On the downside, the company now has a much bigger capacity to dilute shareholders or pile on leverage. If Bitcoin suffers a deep drawdown, any borrowed capital can become a problem fast. And if management overuses the framework just because it exists, shareholders may discover that “strategic treasury management” is a fancy label for balance-sheet bloat.

This is the part many market cheerleaders gloss over while chanting their favorite three-word mantra: number go up. Bitcoin may be the best hard money experiment in modern finance, but treasury management still has to survive reality. Quarterly reporting, debt obligations, investor pressure, and market volatility do not care about memes.

Key questions and takeaways

Why does this approval matter?

It shows that Capital B is preparing to deploy serious capital into Bitcoin, reinforcing BTC’s status as a treasury reserve asset for public companies.

Does this mean Capital B already has €5 billion and €100 billion ready to spend?

No. The approval appears to create financing capacity and authorization limits, not cash that has already been fully raised or borrowed.

What is the main risk of this strategy?

Share dilution from equity issuance and leverage risk from borrowing. If Bitcoin drops hard, those risks can hit shareholders fast.

Why do companies hold Bitcoin in the first place?

They see Bitcoin as a scarce, non-sovereign asset that may preserve purchasing power better than fiat cash over time.

Is a Bitcoin treasury strategy always smart?
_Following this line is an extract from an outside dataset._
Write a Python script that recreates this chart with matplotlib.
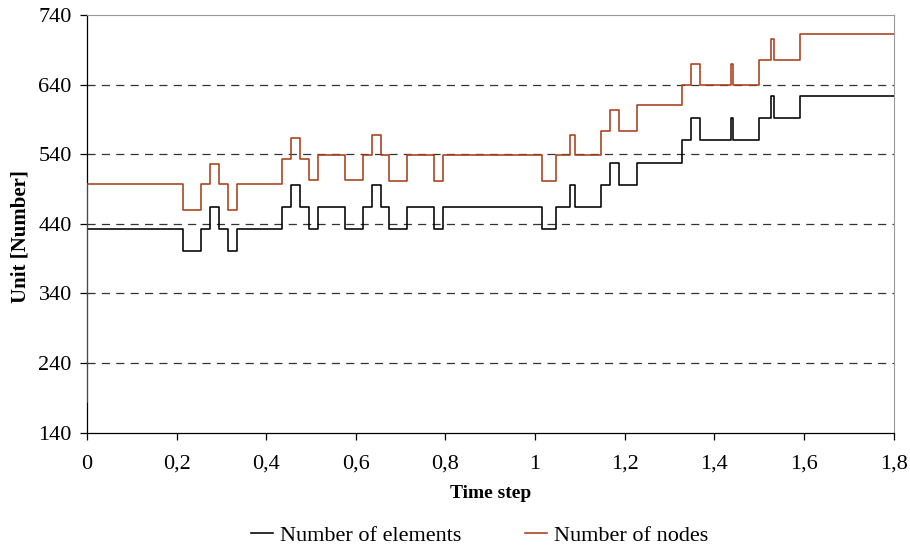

No. It can be smart for companies with strong fundamentals and disciplined risk management, but it can be reckless if management overuses debt or issues too much stock.

Capital B is making a loud bet that Bitcoin belongs on corporate balance sheets in a serious way. For Bitcoin bulls, that is exactly the kind of conviction the market needs more of. For skeptics, it is a reminder that every treasury strategy has a dark side when leverage enters the chat. Bitcoin may be hard money, but balance sheets are fragile things, and they tend to punish sloppy decisions without mercy.